Harry Potter and the Order of the Phoenix (2007) - Rewatch
School isn’t fun any more for Harry Potter. By the fifth entry in a self-contained film universe, the weight of the cannon and the length of the cast list frequently condemn franchises to stodgy fan service, plot recycling, and cameos. Because this has the books for guidance, it subverts the rules. A timely study of how an unwitting conspiracy of the fearful can use reasonableness as a mask to avoid and oppress. It’s unfortunate that the solution follows standard narrative patterns and ends with a magical shootout in an archive of CGI balls.
The Mummy (1932)Karl Freund, experienced expressionist cinematographer and first time director, lives up to his qualifications. The look is tremendous. The costumes, the sets, the sweeping camera movements, the lighting and the make-up all work together to create ever-lasting images, many of which only ever appeared in your head rather than on screen. It’s such a shame about the acting and especially the direction. Save for Bramwell Fletcher’s astonishing crazed laughter, it’s stilted and wooden enough to be early stop-motion with the brakes on.

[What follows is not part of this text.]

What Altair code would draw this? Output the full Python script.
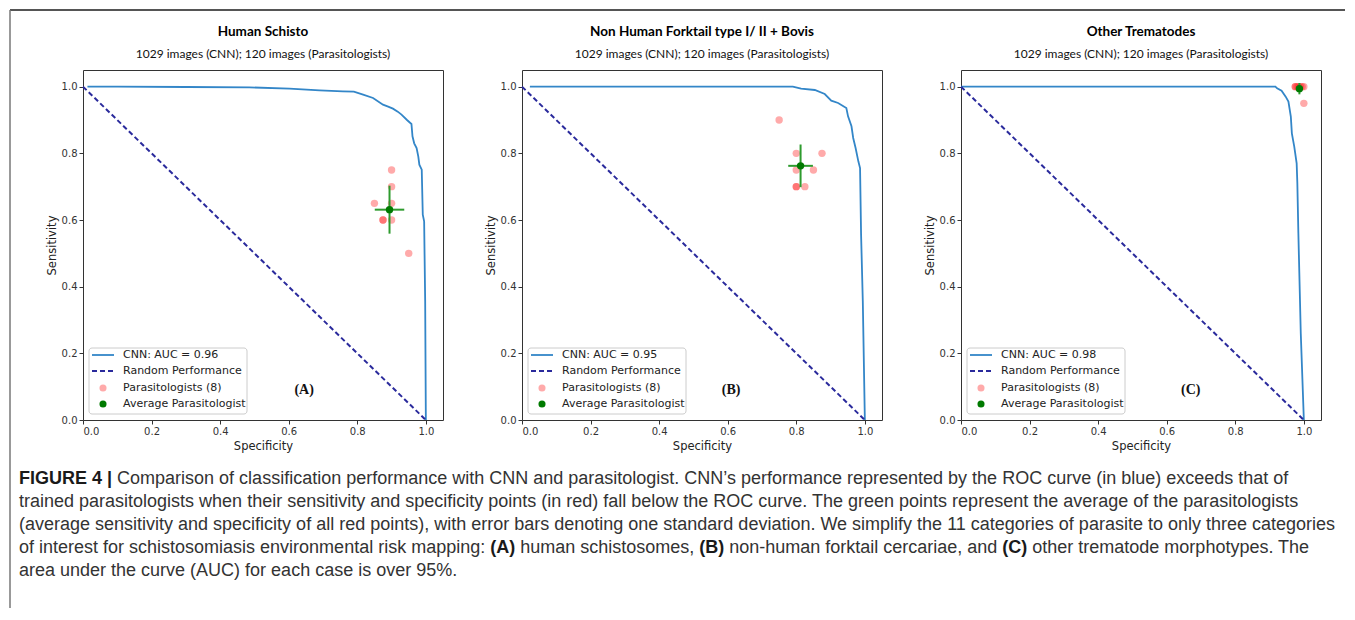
import altair as alt
import pandas as pd

# ---------------- data ----------------
panel_titles = ["Human Schisto", "Non Human Forktail type I/ II + Bovis", "Other Trematodes"]
panel_subtitle = "1029 images (CNN); 120 images (Parasitologists)"
panel_letters = ["(A)", "(B)", "(C)"]
letter_x = [0.645, 0.61, 0.67]
letter_y = [0.09, 0.09, 0.09]
auc_values = [0.96, 0.95, 0.98]
legend_labels = ["Random Performance", "Parasitologists (8)", "Average Parasitologist"]
tick_values = [0.0, 0.2, 0.4, 0.6, 0.8, 1.0]

roc_a_spec = [0.013, 0.10, 0.30, 0.485, 0.602, 0.69, 0.758, 0.79, 0.817, 0.846, 0.875, 0.89, 0.904,
              0.918, 0.929, 0.945, 0.958, 0.961, 0.966, 0.973, 0.978, 0.981, 0.988, 0.991, 0.995, 0.998, 1.0]
roc_a_sens = [1.0, 1.0, 0.999, 0.998, 0.994, 0.989, 0.986, 0.985, 0.976, 0.966, 0.946, 0.94, 0.934,
              0.925, 0.916, 0.90, 0.888, 0.851, 0.83, 0.816, 0.79, 0.766, 0.751, 0.616, 0.596, 0.357, 0.0]
roc_b_spec = [0.023, 0.30, 0.60, 0.79, 0.814, 0.854, 0.883, 0.902, 0.922, 0.946, 0.951, 0.961, 0.966,
              0.973, 0.981, 0.986, 0.989, 0.994, 1.0]
roc_b_sens = [1.0, 1.0, 1.0, 1.0, 0.994, 0.99, 0.978, 0.958, 0.951, 0.936, 0.911, 0.881, 0.846,
              0.816, 0.776, 0.756, 0.556, 0.357, 0.0]
roc_c_spec = [0.0, 0.30, 0.60, 0.917, 0.922, 0.935, 0.947, 0.955, 0.962, 0.965, 0.972, 0.979, 0.981,
              0.984, 0.991, 1.0]
roc_c_sens = [1.0, 1.0, 1.0, 1.0, 0.995, 0.988, 0.97, 0.955, 0.91, 0.86, 0.82, 0.77, 0.71,
              0.56, 0.26, 0.0]

par_a_spec = [0.90, 0.90, 0.85, 0.90, 0.875, 0.875, 0.90, 0.95]
par_a_sens = [0.75, 0.70, 0.65, 0.65, 0.60, 0.60, 0.60, 0.50]
par_b_spec = [0.75, 0.80, 0.875, 0.80, 0.85, 0.80, 0.80, 0.825]
par_b_sens = [0.90, 0.80, 0.80, 0.75, 0.75, 0.70, 0.70, 0.70]
par_c_spec = [0.975, 0.975, 0.98, 0.985, 0.99, 0.995, 1.0, 1.0]
par_c_sens = [1.0, 1.0, 1.0, 1.0, 1.0, 1.0, 1.0, 0.95]

avg_spec = [0.894, 0.8125, 0.987]
avg_sens = [0.631, 0.7625, 0.994]
sd_spec = [0.043, 0.036, 0.010]
sd_sens = [0.072, 0.064, 0.017]

random_spec = [0.0, 1.0]
random_sens = [1.0, 0.0]

caption_lines = [
    [("FIGURE 4 |", True), (" Comparison of classification performance with CNN and parasitologist. CNN\u2019s performance represented by the ROC curve (in blue) exceeds that of", False)],
    [("trained parasitologists when their sensitivity and specificity points (in red) fall below the ROC curve. The green points represent the average of the parasitologists", False)],
    [("(average sensitivity and specificity of all red points), with error bars denoting one standard deviation. We simplify the 11 categories of parasite to only three categories", False)],
    [("of interest for schistosomiasis environmental risk mapping: ", False), ("(A)", True), (" human schistosomes, ", False),
     ("(B)", True), (" non-human forktail cercariae, and ", False), ("(C)", True), (" other trematode morphotypes. The", False)],
    [("area under the curve (AUC) for each case is over 95%.", False)],
]

# ---------------- layout / style ----------------
W, H = 360, 350
SPACING = 79
CNN_BLUE = "#3386c8"
RAND_NAVY = "#2a2a9c"
ERR_GREEN = "#2e9b2e"
AVG_GREEN = "#007a00"
AX_FONT = "DejaVu Sans"
TITLE_FONT = "Lato"
CAP_FONT = "Liberation Sans"
CAP_SIZE = 18

# Helvetica/Arial advance widths (1/1000 em) used to place the bold caption fragments inline
_reg = {" ": 278, "!": 278, "(": 333, ")": 333, ",": 278, "-": 333, ".": 278, "/": 278, ":": 278,
        ";": 278, "%": 889, "\u2019": 222, "'": 191, "|": 260,
        "A": 667, "B": 667, "C": 722, "D": 722, "E": 667, "F": 611, "G": 778, "H": 722, "I": 278,
        "J": 500, "K": 667, "L": 556, "M": 833, "N": 722, "O": 778, "P": 667, "Q": 778, "R": 722,
        "S": 667, "T": 611, "U": 722, "V": 667, "W": 944, "X": 667, "Y": 667, "Z": 611,
        "a": 556, "b": 556, "c": 500, "d": 556, "e": 556, "f": 278, "g": 556, "h": 556, "i": 222,
        "j": 222, "k": 500, "l": 222, "m": 833, "n": 556, "o": 556, "p": 556, "q": 556, "r": 333,
        "s": 500, "t": 278, "u": 556, "v": 500, "w": 722, "x": 500, "y": 500, "z": 500}
_bold = {" ": 278, "(": 333, ")": 333, "|": 280, "A": 722, "B": 722, "C": 722, "E": 667, "F": 611,
         "G": 778, "I": 278, "R": 722, "U": 722}


def text_w(s, bold):
    tab = _bold if bold else _reg
    return sum(tab.get(ch, 556) for ch in s) * CAP_SIZE / 1000.0


dummy = pd.DataFrame({"d": [0]})

xs = alt.Scale(domain=[0, 1.05], nice=False, zero=False)
ys = alt.Scale(domain=[0, 1.05], nice=False, zero=False)
xax = alt.Axis(values=tick_values, format=".1f", title="Specificity")
yax = alt.Axis(values=tick_values, format=".1f", title="Sensitivity")


def X(f):
    return alt.X(f, type="quantitative", scale=xs, axis=xax)


def Y(f):
    return alt.Y(f, type="quantitative", scale=ys, axis=yax)


def ptext(t, px, py, **kw):
    return alt.Chart(dummy).mark_text(text=t, baseline="middle", **kw).encode(
        x=alt.value(px), y=alt.value(py))


def caption_and_frame():
    # coordinates are relative to panel A's plot origin
    layers = [
        alt.Chart(dummy).mark_rule(color="#555555", strokeWidth=2).encode(
            x=alt.value(-73), x2=alt.value(1262), y=alt.value(-60)),
        alt.Chart(dummy).mark_rule(color="#777777", strokeWidth=1.5).encode(
            x=alt.value(-73), y=alt.value(-60), y2=alt.value(538)),
    ]
    cap_x0 = -64
    cap_y = [409, 432, 455, 478, 501]
    for li, segs in enumerate(caption_lines):
        cx = cap_x0
        for t, bold in segs:
            lead = len(t) - len(t.lstrip(" "))
            cx += text_w(" " * lead, bold)
            body = t.strip(" ")
            layers.append(ptext(body, cx, cap_y[li], align="left", font=CAP_FONT, fontSize=CAP_SIZE,
                                fontWeight="bold" if bold else "normal",
                                color="#1a1a1a" if bold else "#333333"))
            cx += text_w(t.lstrip(" "), bold)
    return layers


def panel(i, roc_spec, roc_sens, p_spec, p_sens, extra=()):
    roc = pd.DataFrame({"spec": roc_spec, "sens": roc_sens, "ord": list(range(len(roc_spec)))})
    rnd = pd.DataFrame({"spec": random_spec, "sens": random_sens, "ord": [0, 1]})
    pts = pd.DataFrame({"spec": p_spec, "sens": p_sens})
    avg = pd.DataFrame({"spec": [avg_spec[i]], "sens": [avg_sens[i]],
                        "xlo": [avg_spec[i] - sd_spec[i]], "xhi": [avg_spec[i] + sd_spec[i]],
                        "ylo": [avg_sens[i] - sd_sens[i]], "yhi": [avg_sens[i] + sd_sens[i]]})
    let = pd.DataFrame({"spec": [letter_x[i]], "sens": [letter_y[i]], "t": [panel_letters[i]]})

    roc_line = alt.Chart(roc).mark_line(color=CNN_BLUE, strokeWidth=1.8).encode(
        x=X("spec"), y=Y("sens"), order="ord:Q")
    rnd_line = alt.Chart(rnd).mark_line(color=RAND_NAVY, strokeWidth=2, strokeDash=[5, 3]).encode(
        x=X("spec"), y=Y("sens"), order="ord:Q")
    red = alt.Chart(pts).mark_circle(color="#ff2020", opacity=0.38, size=55).encode(
        x=X("spec"), y=Y("sens"))
    errx = alt.Chart(avg).mark_rule(color=ERR_GREEN, strokeWidth=2).encode(
        x=X("xlo"), x2="xhi", y=Y("sens"))
    erry = alt.Chart(avg).mark_rule(color=ERR_GREEN, strokeWidth=2).encode(
        x=X("spec"), y=Y("ylo"), y2="yhi")
    green = alt.Chart(avg).mark_circle(color=AVG_GREEN, opacity=1, size=55).encode(
        x=X("spec"), y=Y("sens"))
    letter = alt.Chart(let).mark_text(font="Liberation Serif", fontWeight="bold", fontSize=14,
                                      color="#111").encode(x=X("spec"), y=Y("sens"), text="t:N")

    # panel titles (drawn as text so that the layout stays fixed)
    t1 = ptext(panel_titles[i], W / 2, -38, align="center", font=TITLE_FONT, fontSize=13.5,
               fontWeight="bold", color="#000")
    t2 = ptext(panel_subtitle, W / 2, -16, align="center", font=TITLE_FONT, fontSize=12, color="#111")

    # legend box (inside plot, lower left)
    lg_box = alt.Chart(dummy).mark_rect(fill="white", fillOpacity=0.85, stroke="#cccccc",
                                        strokeWidth=1, cornerRadius=3).encode(
        x=alt.value(6), x2=alt.value(164), y=alt.value(278), y2=alt.value(344))
    lg_l1 = alt.Chart(dummy).mark_rule(color=CNN_BLUE, strokeWidth=1.8).encode(
        x=alt.value(9), x2=alt.value(31), y=alt.value(285))
    lg_l2 = alt.Chart(dummy).mark_rule(color=RAND_NAVY, strokeWidth=2, strokeDash=[5, 3]).encode(
        x=alt.value(9), x2=alt.value(31), y=alt.value(301))
    lg_p1 = alt.Chart(dummy).mark_circle(color="#ff2020", opacity=0.38, size=50).encode(
        x=alt.value(20), y=alt.value(318))
    lg_p2 = alt.Chart(dummy).mark_circle(color=AVG_GREEN, opacity=1, size=50).encode(
        x=alt.value(20), y=alt.value(334))
    labels = [f"CNN: AUC = {auc_values[i]:.2f}"] + legend_labels
    lg_txt = [ptext(lab, 40, yy, align="left", font=AX_FONT, fontSize=11, color="#222")
              for lab, yy in zip(labels, [285, 301, 318, 334])]

    return alt.layer(roc_line, rnd_line, red, errx, erry, green, letter, t1, t2,
                     lg_box, lg_l1, lg_l2, lg_p1, lg_p2, *lg_txt, *extra).properties(width=W, height=H)


pA = panel(0, roc_a_spec, roc_a_sens, par_a_spec, par_a_sens, extra=caption_and_frame())
pB = panel(1, roc_b_spec, roc_b_sens, par_b_spec, par_b_sens)
pC = panel(2, roc_c_spec, roc_c_sens, par_c_spec, par_c_sens)

chart = alt.hconcat(pA, pB, pC, spacing=SPACING, bounds="flush").properties(
    padding=0, background="white"
).configure_view(stroke="#333333", strokeWidth=1).configure_axis(
    labelFont=AX_FONT, labelFontSize=10, labelColor="#333", tickColor="#333", tickSize=4,
    domain=False, grid=False, labelPadding=2, titleFont=AX_FONT, titleFontSize=11.5,
    titleFontWeight="normal", titleColor="#222", titlePadding=4)

chart.save("out.html", embed_options={"renderer": "svg", "actions": False})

Phantasm (1979)The doodles of the young Don Coscarelli betray a troubled mind. It’s tempting to shrug this of as an amateur mess of confused ideas. And that’s what it is. Imagine this film springing from the mind of the lead character, and it makes more sense. How does a young boy cope with grief, bereavement and reality of death? Terror and loss and evil flying robots. It’s got a nightmarish-Giallo-unreal quality about it, not often seen in low-budget US horror. Childhood ends screaming, wanting its Mum when she’s no longer there.